Ecommerce businesses are dynamic, and you have an option of selling through different marketplaces, shopping carts, and other channels. Here’s a quick rundown of the different ways you might be selling online.
Single Branded Store.
This is actually quite similar to hanging out a shingle in the days of yore. It’s just online. You start by creating a website and customizing it to make it your own. You include a shopping cart on your site so people can click and buy products directly from your website. Most new ecommerce sellers will use a popular integrated website/shopping cart for this purpose such as Shopify, BigCommerce, WooCommerce, or Amazon FBM (Fulfilled by Merchant).
- You can focus on just one brand
- You have control over the content on your website
- Sales tax responsibilities are much more straightforward and easier to manage (you’ll typically need to file in just one state)
- You are responsible for your own SEO and social media exposure, and helping people find your products may be challenging
- Amazon FBM comes with high merchant fees (15%+)
Single Branded Store + Point of Sale.
This business type may start with an online store and then add an in-person retail component (or vice versa). The “Point of Sale” (the in-person shop) may take a couple of different forms:
Retail space – this is your traditional local shop. You rent or own an actual storefront, and customers come to you.
Pop-up store – this is becoming an increasingly popular option with online sellers due to the relatively low overhead cost. These online sellers will order samples of their products and take them to a farmer’s market, festival, or flea market to see which products sell and which ones don’t. Then they’ll take the results of that market testing to determine which products to order and sell online.
Some of the most popular Point of Sale systems used by these sellers are Shopify POS,Vend, Square, and Lightspeed POS.
- You get direct interaction with your customers
- You can get real-time feedback
- More personal than online selling
- You might have to track cash sales
- You may have multiple merchant accounts to track, one or more for each channel
- You need to be careful not to “double-sell” inventory – if you take some of the online inventory to a pop-up store, make sure you don’t also inadvertently sell the same product online
- You will have to collect sales tax on every in-person sale
There are two types of selling on Amazon.

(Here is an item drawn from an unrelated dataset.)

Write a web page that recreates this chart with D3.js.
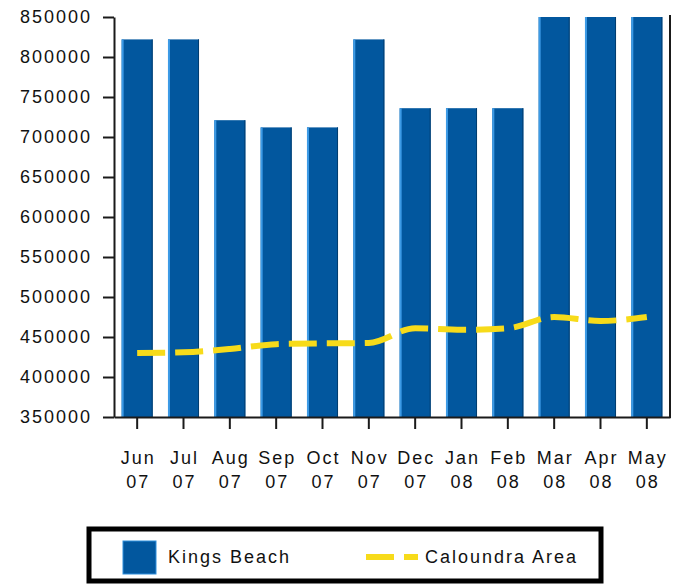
<!DOCTYPE html>
<html>
<head>
<meta charset="utf-8">
<script src="https://cdn.jsdelivr.net/npm/d3@7"></script>
<style>
	body { margin: 0; background: #ffffff; }
	text { font-family: "Liberation Sans", Arial, sans-serif; fill: #111111; }
</style>
</head>
<body>
<div id="chart"></div>
<script>
var months = ["Jun", "Jul", "Aug", "Sep", "Oct", "Nov", "Dec", "Jan", "Feb", "Mar", "Apr", "May"];
var years = ["07", "07", "07", "07", "07", "07", "07", "08", "08", "08", "08", "08"];
var kingsBeach = [822000, 822000, 721000, 712000, 712000, 822000, 736000, 736000, 736000, 850000, 850000, 850000];
var caloundra = [430000, 431000, 435000, 441000, 442000, 442500, 461000, 459000, 461000, 475000, 470000, 475000];
var yTicks = [350000, 400000, 450000, 500000, 550000, 600000, 650000, 700000, 750000, 800000, 850000];

var w = 680;
var h = 584;
var pLeft = 114, pRight = 670, pTop = 17, pBottom = 417;

var svg = d3.select("#chart").append("svg")
	.attr("width", w)
	.attr("height", h);

var x = d3.scaleBand()
	.domain(d3.range(months.length))
	.range([pLeft, pRight])
	.paddingInner(0.33)
	.paddingOuter(0.165);

var y = d3.scaleLinear()
	.domain([350000, 850000])
	.range([pBottom, pTop]);

svg.append("clipPath").attr("id", "plotclip")
	.append("rect")
	.attr("x", pLeft).attr("y", pTop - 1)
	.attr("width", pRight - pLeft).attr("height", pBottom - pTop + 1);

var plot = svg.append("g").attr("clip-path", "url(#plotclip)");

// bars
var bars = plot.selectAll("g.bar")
	.data(kingsBeach)
	.enter()
	.append("g")
	.attr("class", "bar");

bars.append("rect")
	.attr("x", function(d, i) { return x(i); })
	.attr("y", function(d) { return y(d); })
	.attr("width", x.bandwidth())
	.attr("height", function(d) { return pBottom - y(d); })
	.attr("fill", "#02579e");

bars.append("rect")
	.attr("x", function(d, i) { return x(i); })
	.attr("y", function(d) { return y(d); })
	.attr("width", 2)
	.attr("height", function(d) { return pBottom - y(d); })
	.attr("fill", "#3d9be6");

bars.append("rect")
	.attr("x", function(d, i) { return x(i) + x.bandwidth() - 1; })
	.attr("y", function(d) { return y(d); })
	.attr("width", 1)
	.attr("height", function(d) { return pBottom - y(d); })
	.attr("fill", "#013d70");

// Caloundra line
var line = d3.line()
	.x(function(d, i) { return x(i) + x.bandwidth() / 2; })
	.y(function(d) { return y(d); })
	.curve(d3.curveMonotoneX);

plot.append("path")
	.datum(caloundra)
	.attr("d", line)
	.attr("fill", "none")
	.attr("stroke", "#f7db1a")
	.attr("stroke-width", 6)
	.attr("stroke-dasharray", "28,10");

// axes
var yAxis = d3.axisLeft(y)
	.tickValues(yTicks)
	.tickSize(11)
	.tickSizeOuter(0)
	.tickPadding(11)
	.tickFormat(d3.format("d"));

var gy = svg.append("g")
	.attr("transform", "translate(" + pLeft + ",0)")
	.call(yAxis);
gy.select(".domain").attr("stroke", "#1a1a1a").attr("stroke-width", 2);
gy.selectAll(".tick line").attr("stroke", "#1a1a1a").attr("stroke-width", 2);
gy.selectAll(".tick text")
	.attr("font-size", 18)
	.attr("letter-spacing", 2)
	.attr("font-family", "Liberation Sans, Arial, sans-serif")
	.attr("fill", "#111111");

var xAxis = d3.axisBottom(x)
	.tickSize(12)
	.tickSizeOuter(0)
	.tickFormat("");

var gx = svg.append("g")
	.attr("transform", "translate(0," + pBottom + ")")
	.call(xAxis);
gx.select(".domain").attr("stroke", "#1a1a1a").attr("stroke-width", 2);
gx.selectAll(".tick line").attr("stroke", "#1a1a1a").attr("stroke-width", 2);

var labels = gx.selectAll(".tick")
	.append("text")
	.attr("text-anchor", "middle")
	.attr("font-size", 18)
	.attr("letter-spacing", 2)
	.attr("font-family", "Liberation Sans, Arial, sans-serif")
	.attr("fill", "#111111");
labels.append("tspan").attr("x", 1).attr("y", 47).text(function(d) { return months[d]; });
labels.append("tspan").attr("x", 1).attr("y", 71).text(function(d) { return years[d]; });

// right frame line
svg.append("line")
	.attr("x1", pRight).attr("x2", pRight)
	.attr("y1", pTop - 2).attr("y2", pBottom + 1)
	.attr("stroke", "#1a1a1a")
	.attr("stroke-width", 2);

// legend
var legend = svg.append("g");
legend.append("rect")
	.attr("x", 89).attr("y", 529)
	.attr("width", 512).attr("height", 52)
	.attr("fill", "#ffffff")
	.attr("stroke", "#000000")
	.attr("stroke-width", 5);

legend.append("rect")
	.attr("x", 123).attr("y", 541)
	.attr("width", 33).attr("height", 33)
	.attr("fill", "#02579e")
	.attr("stroke", "#2f8fdc")
	.attr("stroke-width", 1);

legend.append("text")
	.attr("x", 168).attr("y", 563)
	.attr("font-size", 18)
	.attr("letter-spacing", 2)
	.text("Kings Beach");

legend.append("line")
	.attr("x1", 366).attr("x2", 418)
	.attr("y1", 557).attr("y2", 557)
	.attr("stroke", "#f7db1a")
	.attr("stroke-width", 6)
	.attr("stroke-dasharray", "28,10");

legend.append("text")
	.attr("x", 425).attr("y", 563)
	.attr("font-size", 18)
	.attr("letter-spacing", 2)
	.text("Caloundra Area");
</script>
</body>
</html>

One is with your own store where you are the one who fulfills the orders (FBM – Fulfilled by Merchant) and the other is where Amazon basically does all the work for you (FBA – Fulfilled by Amazon). The beautiful thing about using Amazon FBA is that once you send in your products to Amazon, they take care of the rest. They will automatically package and ship your products to your customers with little to no intervention on your part.
- Easy! Amazon does most of the work for you.
- You need to do very minimal marketing
- Only have to deal with inbound shipping
- Amazon has LOTS of rules
- It’s easy to accidentally get suspended, and if this is your only online store, a suspension can literally put you out of business
- Lots of competition which results in a “race to the bottom” on pricing which reduces your profit margins
- Sales tax becomes a nightmare – selling on Amazon FBA means you may have sales tax collection and filing requirements in 14+ states
Multi-channel refers to a combination of any and all of the above options. You might sell on multiple shopping carts and marketplaces (Shopify, BigCommerce, eBay, Rakuten, Amazon FBA), or you might have multiple stores for different market-targeted brands (i.e., two separate BigCommerce sites for different markets, socks for kids and socks for soccer).In either of these scenarios, inventory management is a core requirement, and you’ll need a cloud inventory solution to push your available quantities to multiple channels.
- Diversified risk – if one store (i.e., Amazon) gets shut down, you have other channels you can continue to sell on
- Potentially increases your sales and brand awareness
- Complexity of your business greatly increases
- Increased work to manage and maintain multiple sites
- Tracking inventory becomes more challenging
- Sales tax management is complex
The last type of online ecommerce relates to the sale of digital goods. These are intangible products such as webinars, music, software, subscriptions, and so on that don’t have a physical form and can just be streamed or downloaded instead of shipped.
- No inventory to manage
- Some come with recurring revenue in the form of subscriptions, so one sale can lead to sales in perpetuity
- Easier and real-time fulfillment
- Digital rights management (i.e., locking out non-paying users)
- Managing contacts and subscriptions
- Managing referral or affiliate commissions
- Sales tax regulations – different states have different rules regarding digital goods
Understanding your business, the pros and cons of each type, why and how to change from a single channel to multichannel, and implementing the best backoffice solutions, are all critical to your success as an ecommerce seller.